Eu Sou Legião

Marcos 5:9


"E perguntou-lhe: Qual é o teu nome? E respondeu-lhe, dizendo: Legião é o meu nome, porque somos muitos."

Eu sou legião e estou cansado. Cansado de ver os mesmos rostos, as mesmas vozes, os mesmos gestos gastos de sempre. Cansado de ouvir as promessas feitas com aquele tom mole de quem já não acredita no que diz, mas diz porque tem de dizer. Cansado desta tristeza instalada como uma doença crónica, como um tumor que se acomoda no corpo e se recusa a morrer.

Sou legião e falo contigo. Contigo que olhas para o chão quando passas na rua. Contigo que finges que não vês. Contigo que já nem esperas nada e já nem te lembras da última vez que acreditaste em alguma coisa. Contigo que te sentas na esplanada e dizes que isto nunca muda e nunca vai mudar e que o melhor é nem tentar. Mas eu tento. Tento porque sou legião e porque a memória não me deixa esquecer.

Eu sou legião porque me lembro do tempo em que se podia falar e ninguém ouvia.
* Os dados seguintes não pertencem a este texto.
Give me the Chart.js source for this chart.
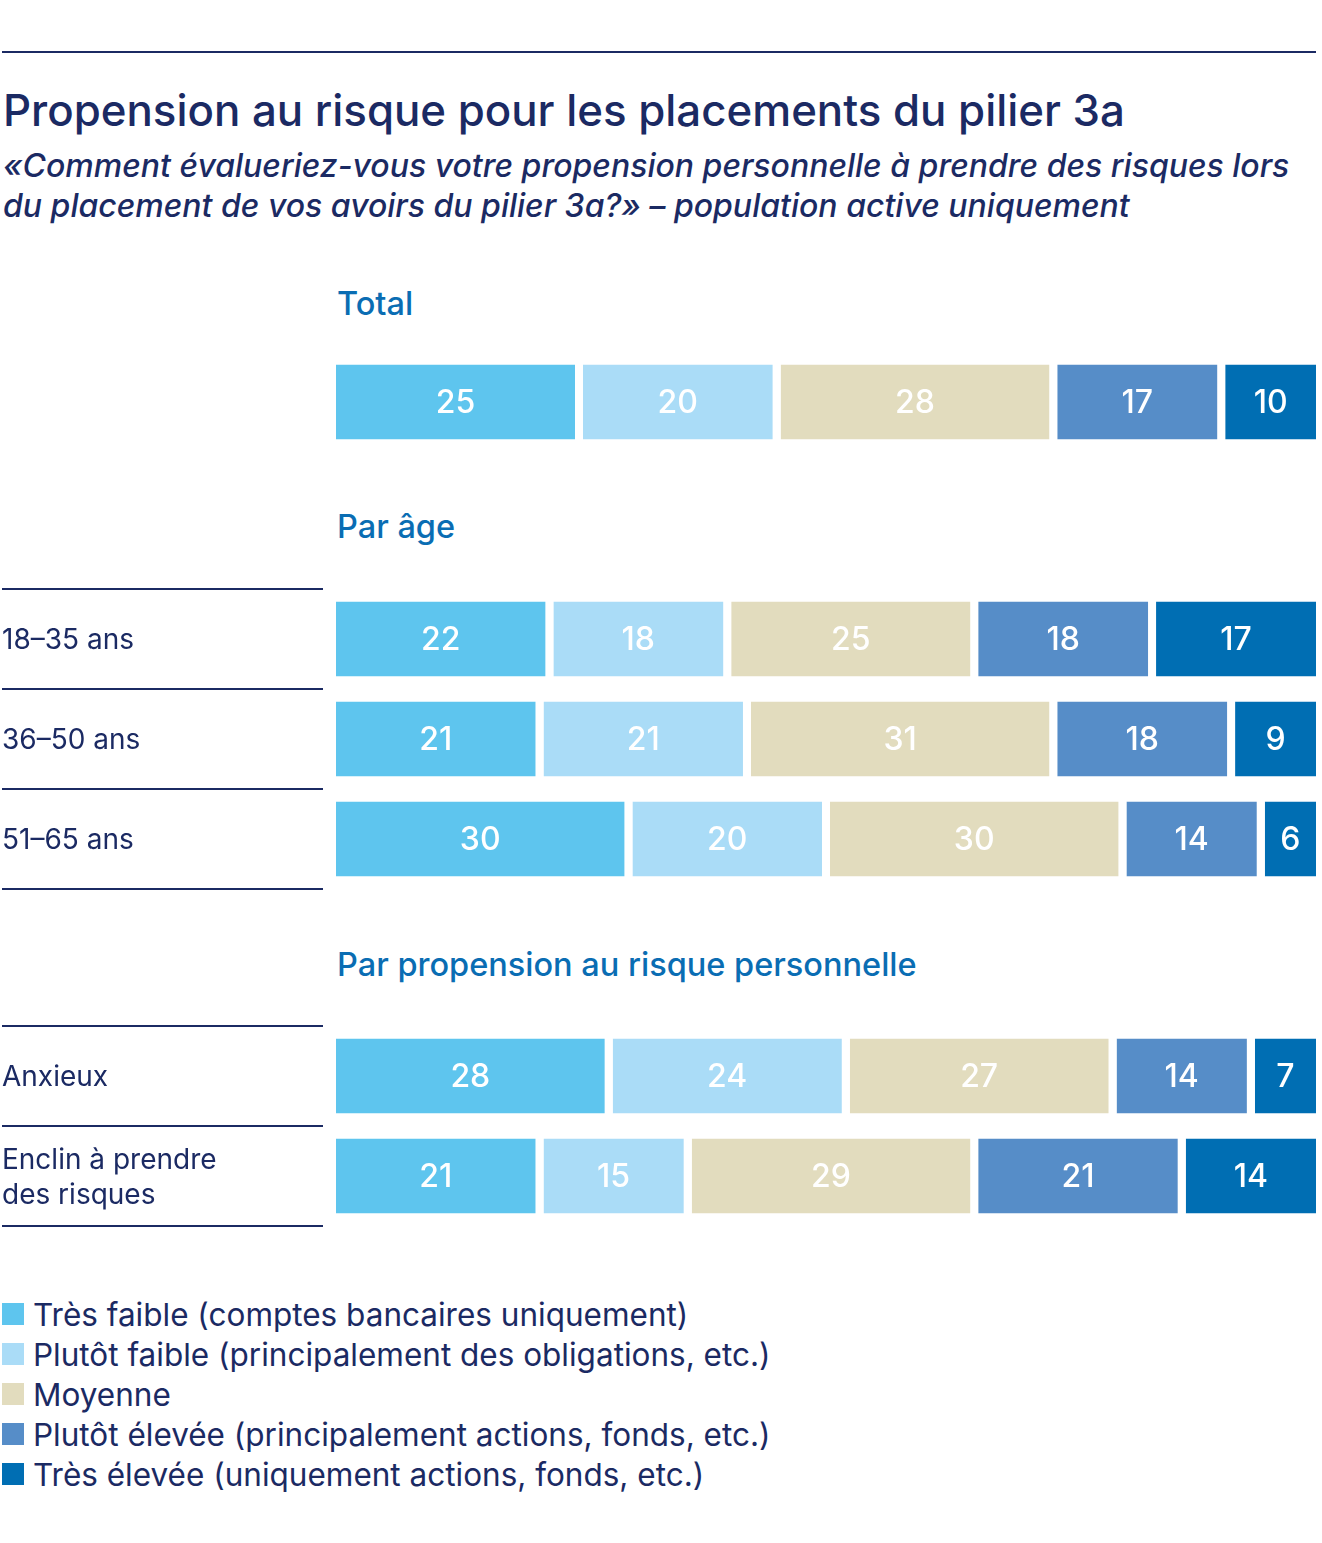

Do tempo em que se escrevia para que ninguém lesse. Do tempo em que a esperança era uma coisa clandestina, trocada entre murmúrios no fundo dos cafés. Mas agora há esta liberdade gasta, esta liberdade velha, esta liberdade que é só uma palavra escrita numa folha de papel e que ninguém respeita porque já não tem peso, já não tem corpo, já não tem alma.

Sou legião porque estou farto. Farto desta deste país onde tudo se arrasta, onde os dias passam devagar como um comboio enferrujado num apeadeiro vazio. Farto de ministros que entram e saem, de discursos que se repetem, de decisões que nunca são decisões porque, no fundo, fica tudo na mesma. Farto de esperar. De ver os que partem porque aqui não há lugar para eles. De ver os que ficam porque já desistiram de partir. De ver os que mandam a fazer sempre as mesmas coisas porque ninguém os obriga a fazer diferente.

Eu sou legião porque ainda não desisti. Porque ainda há qualquer coisa em mim que resiste, que se agarra às paredes podres desta casa em ruínas e diz não. Porque ainda há qualquer coisa que não me deixa calar, mesmo quando sei que ninguém está a ouvir. Porque sei que há outros como eu, espalhados por aí, a escrever nos cadernos, a falar sozinhos, a olhar pela janela à espera de um sinal, de um gesto, de uma revolta que tarda, mas que tem de vir.

Eu sou legião e sei que um dia alguma coisa vai acontecer. Talvez um murmúrio. Talvez um grito que rebenta de repente no meio da multidão. Talvez um gesto pequeno que se espalha e contagia e se transforma num movimento, numa ideia, numa nova maneira de respirar. Sei que um dia este país há de acordar e perceber que já não há paciência para a mentira, para o cansaço, para a mediocridade.

Eu sou legião porque não sei ser outra coisa. Porque carrego em mim todas as vozes que nunca foram ouvidas, todas as histórias que nunca foram contadas, todos os nomes que nunca chegaram a ser lembrados. Sou legião porque não quero morrer calado. Porque quero acreditar, mesmo contra todas as evidências, que ainda vale a pena querer mais. Que ainda vale a pena querer outra coisa. Que ainda vale a pena querer.